Later in the day, I asked Jessica if she'd let me see her latest batch of color photos from her recent trip to monitor elections in the former Soviet Krygyztan. When I slid them from their Wal-Mart paper bags, I was stunned. She'd started shooting pictures about 20 years ago, with a camera I think had been my old Zeiss Symbolica, which I'd bought in Germany in 1959. The product of her early efforts had seemed to me pretty hit-or-miss: some out of focus, some seriously sun-struck, some centered around subjects of dubious importance: a newspaper floating wrinkled in a gutter; a dull green street sign; a mottled grey dog of indeterminate breed tied loosely to a fire plug.

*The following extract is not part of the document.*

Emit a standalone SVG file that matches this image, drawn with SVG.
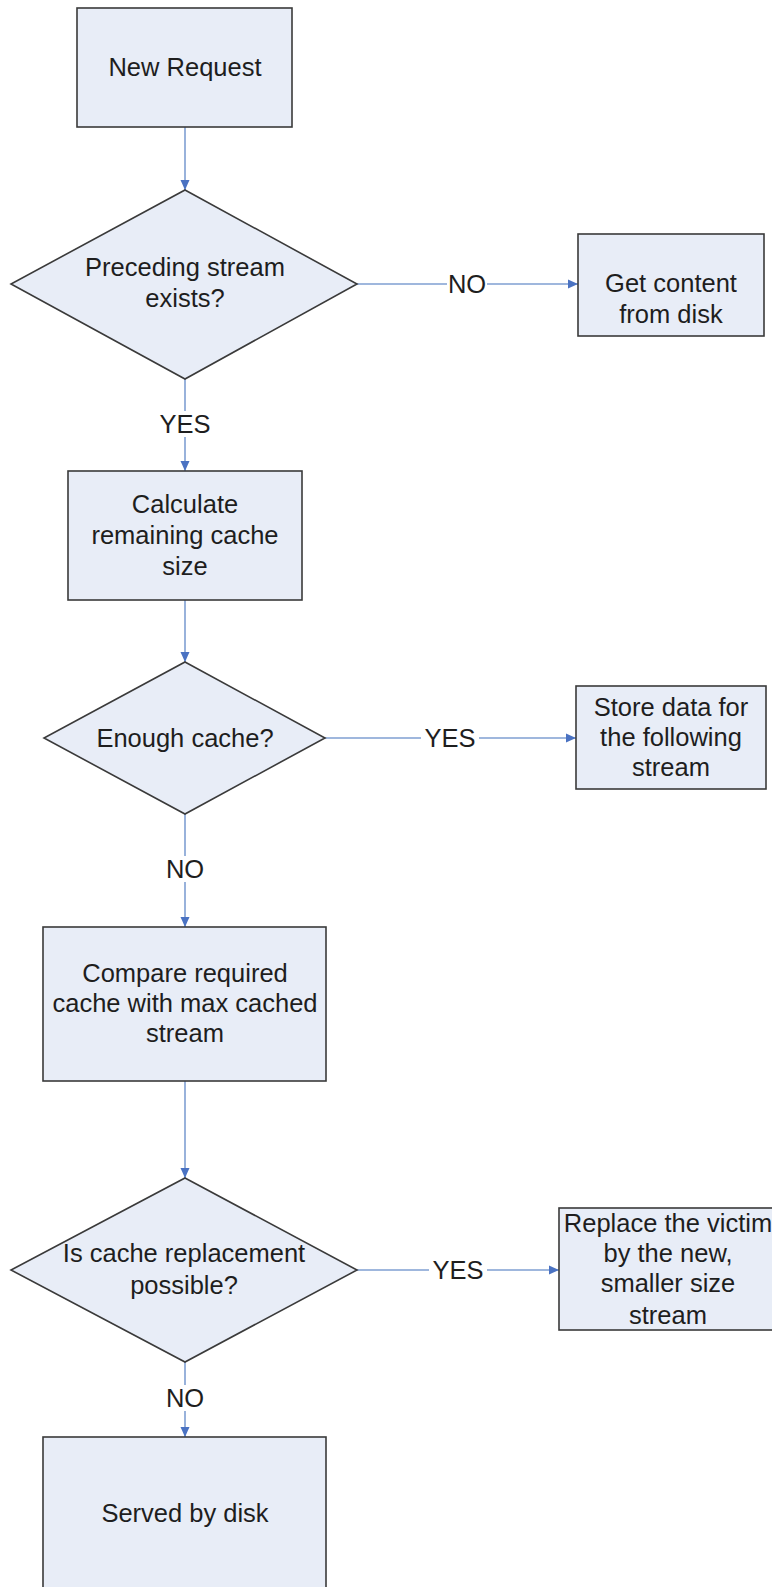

These new ones, however, were stunners. She'd obviously developed an eye for the dramatic and colorful. Granted, the houses themselves were already painted in colors bright and flashy enough to remind me of the brightly painted buildings sprinkled about Greenwich Village in lower New York. In any event, my daughter's photos were lovely, able to cop first place in any contest.

Why was I feeling a tad jealous of my own daughter for her photographic good fortune? Shame on me! Besides, her good luck came from a new, improved camera, not because she was basically more adroit with a camera than I.

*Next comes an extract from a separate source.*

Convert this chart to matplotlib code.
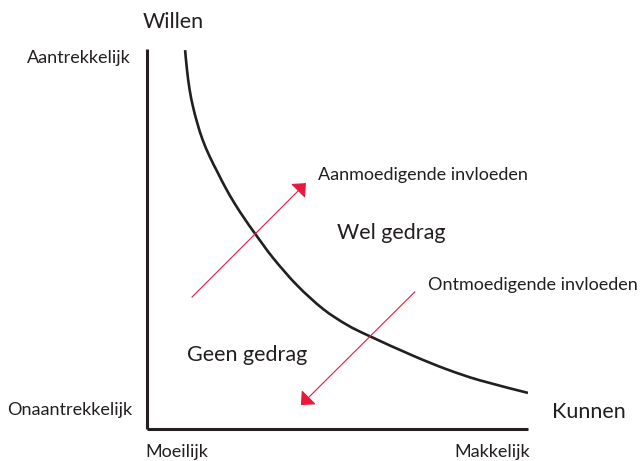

Just forget the whole sorry episode.

But then I remembered my own experience in Europe, in the summer of 1959. My father was a serious amateur photographer, who'd begun taking pictures back in the 1930's, when the amateur photographer had to do all the work himself, measuring light, distance, that the newer cameras automatically do for you. He knew I was a beginner, and urged me to buy a Zeiss Ikon Symbolica, because he'd already done the research on it, and was satisfied it would suit me. In Sturgart, if I remember correctly, I bought the camera, and then, with my first roll of film in the camera, I left the shop and wandered around until I came to the port and found a group of brightly dressed young men loading and unloading a ship. I began snapping photos the way I'd seen it done in the movies, fast and furious. I must've shot three whole rolls of activity on the dock and in the ship. I quickly took all of them to a local Kodak shop for developing and printing. I believe this was in the days before a large machine made all the decisions about the printing process. The next day, I hustled into the shop and paid for my pictures. I waited until I'd returned to my hotel to open the bag. And when I did, what a jolt of happiness passed through my whole being. The pictures were magnificent, colorful, action-packed (although the figures were static, they looked alive and active), plentifully detailed. I'd somehow stumbled into photographic competence.

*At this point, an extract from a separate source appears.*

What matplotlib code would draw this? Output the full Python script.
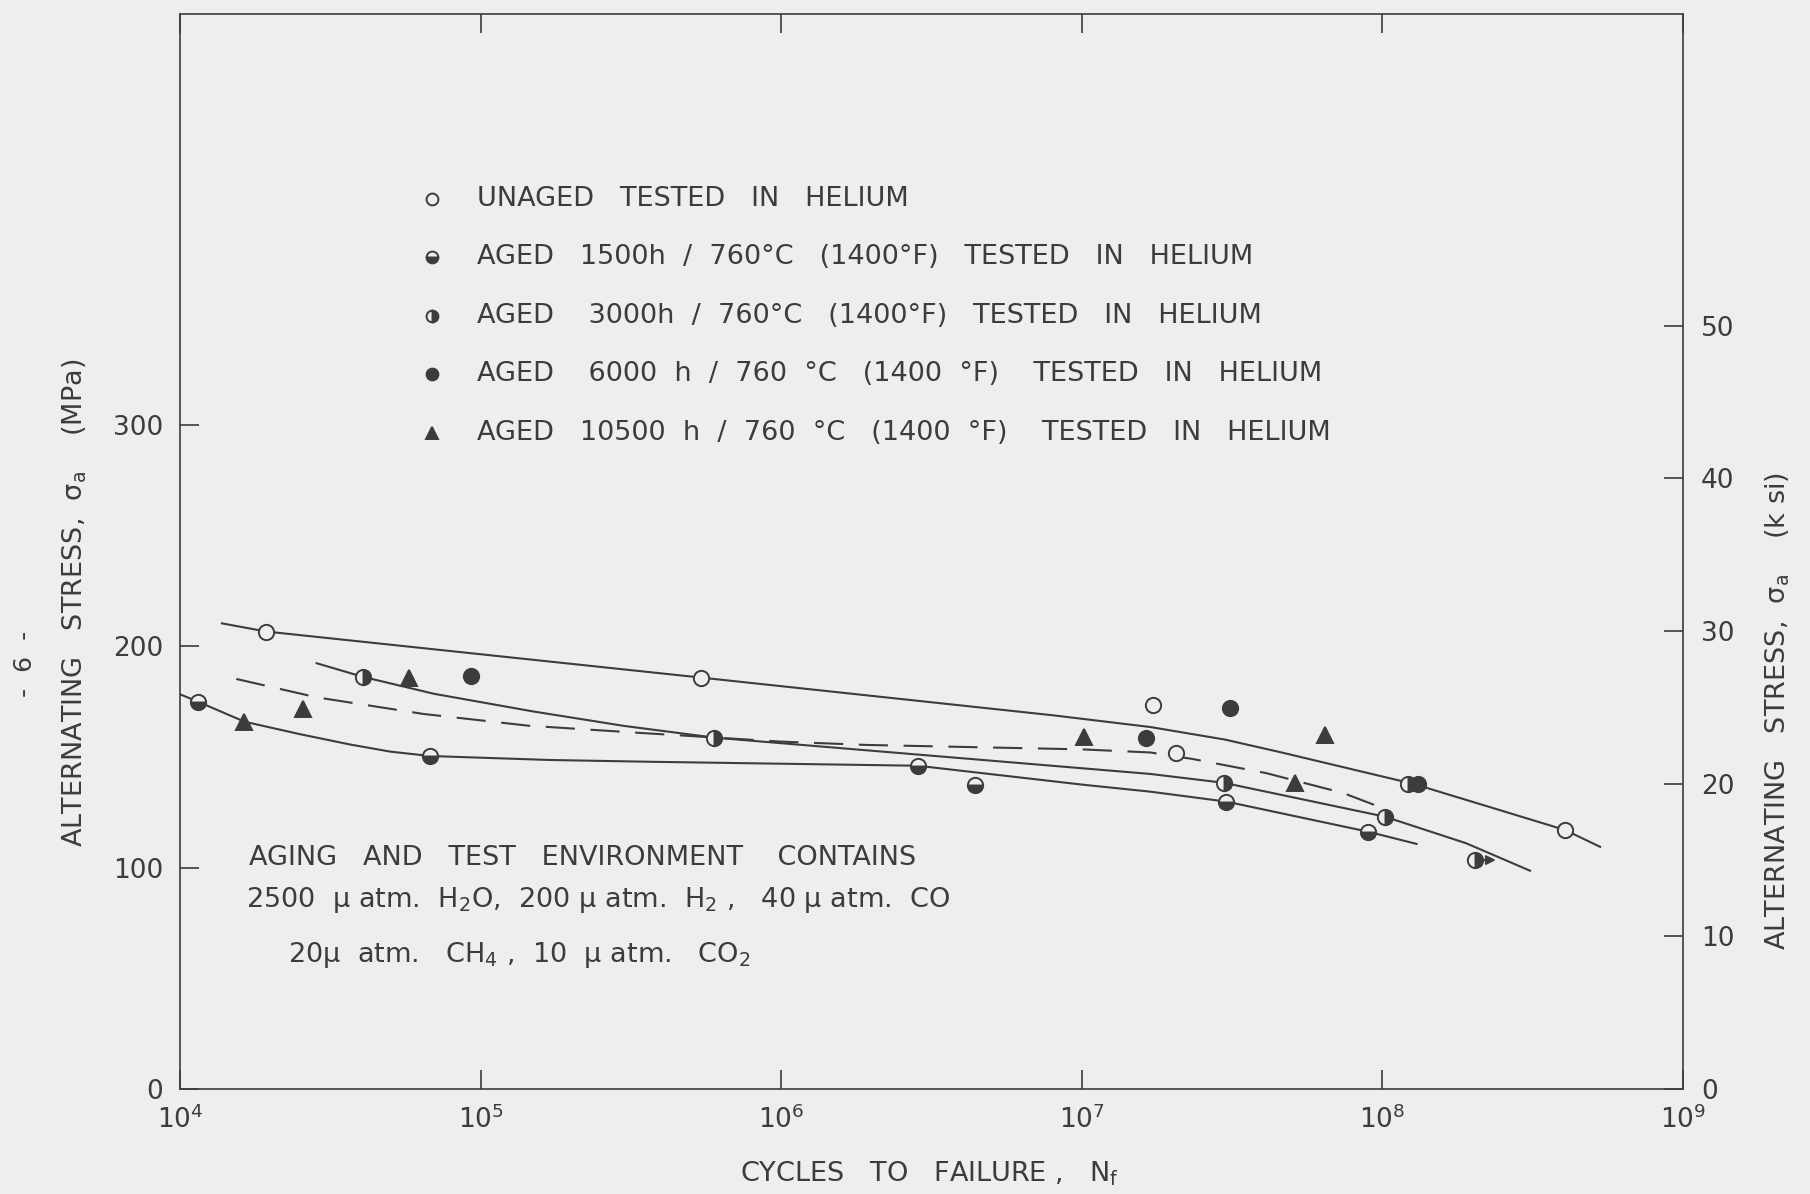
"""Fatigue curves: alternating stress vs cycles to failure, aged / unaged in helium."""
import matplotlib
matplotlib.use("Agg")
import matplotlib.pyplot as plt
import numpy as np

# ---- data (N_f in cycles, sigma_a in MPa) ----
unaged_n = [1.94e4, 5.43e5, 1.72e7, 2.06e7, 4.05e8]
unaged_s = [206.6, 185.8, 173.4, 151.9, 117.0]

aged1500_n = [1.15e4, 6.79e4, 2.85e6, 4.4e6, 3.03e7, 8.98e7]
aged1500_s = [174.9, 150.4, 146.0, 137.3, 129.8, 116.2]

aged3000_n = [4.05e4, 5.99e5, 2.97e7, 1.02e8, 1.22e8, 2.03e8]
aged3000_s = [186.2, 158.7, 138.3, 123.0, 137.8, 103.4]
aged3000_runout = [False, False, False, False, False, True]

aged6000_n = [9.33e4, 1.64e7, 3.11e7, 1.31e8]
aged6000_s = [186.5, 158.4, 172.0, 137.8]

aged10500_n = [1.64e4, 2.57e4, 5.76e4, 1.02e7, 5.14e7, 6.44e7]
aged10500_s = [165.9, 171.5, 185.5, 159.1, 138.1, 159.9]

# hand-drawn trend curves
curve_unaged_n = [1.38e4, 1.94e4, 5.43e5, 3.0e6, 8.0e6, 1.69e7, 3.0e7, 4.62e7, 1.27e8,
                  2.27e8, 4.05e8, 5.3e8]
curve_unaged_s = [210.3, 206.6, 185.8, 175.0, 168.8, 163.5, 157.8, 152.0, 137.8,
                  127.4, 117.0, 109.4]

curve_3000_n = [2.85e4, 4.05e4, 7.0e4, 1.5e5, 3.0e5, 5.99e5, 3.0e6, 1.69e7, 2.97e7,
                1.02e8, 1.9e8, 3.1e8]
curve_3000_s = [192.3, 186.2, 178.5, 170.5, 164.0, 158.7, 150.8, 142.3, 138.3,
                123.0, 111.0, 98.6]

curve_1500_n = [1.0e4, 1.15e4, 1.64e4, 2.5e4, 3.68e4, 5.0e4, 6.79e4, 1.7e5, 3.66e5,
                2.85e6, 1.0e7, 1.69e7, 3.03e7, 8.98e7, 1.3e8]
curve_1500_s = [178.3, 174.9, 165.9, 160.3, 155.6, 152.4, 150.4, 148.6, 147.8,
                146.0, 137.5, 134.3, 129.8, 116.2, 110.7]

curve_dash_n = [1.54e4, 2.85e4, 6.45e4, 1.44e5, 3.33e5, 1.0e6, 1.92e6, 1.0e7, 1.69e7,
                2.35e7, 4.1e7, 7.4e7, 9.8e7]
curve_dash_s = [185.2, 176.9, 169.4, 164.1, 160.9, 156.9, 155.4, 153.4, 152.0,
                149.0, 142.7, 133.7, 127.4]

legend_labels = [
    "UNAGED   TESTED   IN   HELIUM",
    "AGED   1500h  /  760°C   (1400°F)   TESTED   IN   HELIUM",
    "AGED    3000h  /  760°C   (1400°F)   TESTED   IN   HELIUM",
    "AGED    6000  h  /  760  °C   (1400  °F)    TESTED   IN   HELIUM",
    "AGED   10500  h  /  760  °C   (1400  °F)    TESTED   IN   HELIUM",
]
env_lines = [
    "AGING   AND   TEST   ENVIRONMENT    CONTAINS",
    r"2500  $\mu$ atm.  H$_2$O,  200 $\mu$ atm.  H$_2$ ,   40 $\mu$ atm.  CO",
    r"20$\mu$  atm.   CH$_4$ ,  10  $\mu$ atm.   CO$_2$",
]

MPA_PER_KSI = 6.895
YMAX = 485.5

BG = "#eeeeec"
INK = "#3c3c3c"

plt.rcParams["font.family"] = ["DejaVu Sans"]
plt.rcParams["mathtext.default"] = "regular"
plt.rcParams["text.color"] = INK

fig = plt.figure(figsize=(18.1, 11.94), dpi=100, facecolor=BG)
ax = fig.add_axes([0.0994, 0.0879, 0.8304, 0.9004])
ax.set_facecolor(BG)

mk = dict(ms=11, mec=INK, mew=1.4, ls="none", markerfacecoloralt=BG)
styles = [
    dict(marker="o", mfc=BG, **mk),
    dict(marker="o", mfc=INK, fillstyle="bottom", **mk),
    dict(marker="o", mfc=INK, fillstyle="right", **mk),
    dict(marker="o", mfc=INK, **mk),
    dict(marker="^", mfc=INK, **mk),
]

line_kw = dict(color=INK, lw=1.5, zorder=2)
ax.plot(curve_unaged_n, curve_unaged_s, **line_kw)
ax.plot(curve_3000_n, curve_3000_s, **line_kw)
ax.plot(curve_1500_n, curve_1500_s, **line_kw)
ax.plot(curve_dash_n, curve_dash_s, ls=(0, (14, 7.5)), **line_kw)

series = [(unaged_n, unaged_s), (aged1500_n, aged1500_s), (aged3000_n, aged3000_s),
          (aged6000_n, aged6000_s), (aged10500_n, aged10500_s)]
for (n, s), st in zip(series, styles):
    ax.plot(n, s, zorder=3, **st)

# run-out arrow
for n, s, ro in zip(aged3000_n, aged3000_s, aged3000_runout):
    if ro:
        ax.annotate("", xy=(n * 1.2, s), xytext=(n * 1.05, s),
                    arrowprops=dict(arrowstyle="-|>", color=INK, lw=1.4, mutation_scale=14))

# legend drawn in place
for i, (lab, st) in enumerate(zip(legend_labels, styles)):
    y = 0.8283 - i * 0.0545
    st = dict(st, ms=8.5)
    ax.plot([0.1677], [y], transform=ax.transAxes, clip_on=False, **st)
    ax.text(0.1976, y, lab, transform=ax.transAxes, va="center", ha="left", fontsize=19.5)

# environment note
for (x, y), t in zip([(249, 858), (246, 900), (288, 955)], env_lines):
    fig.text(x / 1810, 1 - y / 1194, t, fontsize=19.5, va="center", ha="left")

ax.set_xscale("log")
ax.set_xlim(1e4, 1e9)
ax.set_ylim(0, YMAX)
ax.set_xticks([1e4, 1e5, 1e6, 1e7, 1e8, 1e9])
ax.xaxis.set_minor_locator(matplotlib.ticker.NullLocator())
ax.set_yticks([0, 100, 200, 300])
ax.tick_params(axis="both", direction="in", length=14, width=1.2, color=INK,
               labelsize=19, labelcolor=INK, top=True)
ax.tick_params(axis="x", pad=12)
ax.tick_params(axis="y", pad=12)
for sp in ax.spines.values():
    sp.set_color(INK)
    sp.set_linewidth(1.2)

ax2 = ax.twinx()
ax2.set_ylim(0, YMAX / MPA_PER_KSI)
ax2.set_yticks([0, 10, 20, 30, 40, 50])
ax2.tick_params(axis="y", direction="in", length=14, width=1.2, color=INK,
                labelsize=19, labelcolor=INK, pad=13)
for sp in ax2.spines.values():
    sp.set_visible(False)

fig.text(929 / 1810, 1 - 1174 / 1194, r"CYCLES   TO   FAILURE ,   N$_f$", fontsize=19.5,
         ha="center", va="center")
fig.text(75 / 1810, 1 - 603 / 1194, r"ALTERNATING   STRESS,  $\sigma_a$    (MPa)",
         fontsize=19.5, ha="center", va="center", rotation=90)
fig.text(1778 / 1810, 1 - 711 / 1194, r"ALTERNATING   STRESS,  $\sigma_a$    (k si)",
         fontsize=19.5, ha="center", va="center", rotation=90)
fig.text(25 / 1810, 1 - 664 / 1194, "-  6  -", fontsize=18, ha="center", va="center",
         rotation=90)

fig.savefig("out.png", dpi=100, facecolor=BG)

When I got home to New York, I immediately set up the screen and prepared to show my parents my slides, hoping the show would justify their paying good money for my Zeiss. When the first few slides, of the young men unloading the ship, appeared, I myself was impressed! My mother marvelled at my handiwork, but my father just stared, transfixed, at the screen, saying nothing. But I thought I knew what was passing through his mind. He must've thought, "how did he, my rank amateur son, shoot such great pictures? They're professional grade, and I, with my long experience, expertise, and expensive equipment, could never get pictures like these. It's not fair!"

Jealousy can strike anyone at any time. But trust me: It takes just a bit of sober reasoning with yourself to break the foolish and selfish hold your ego has on you.

After all, you don't want to end up being jealous of your loved ones.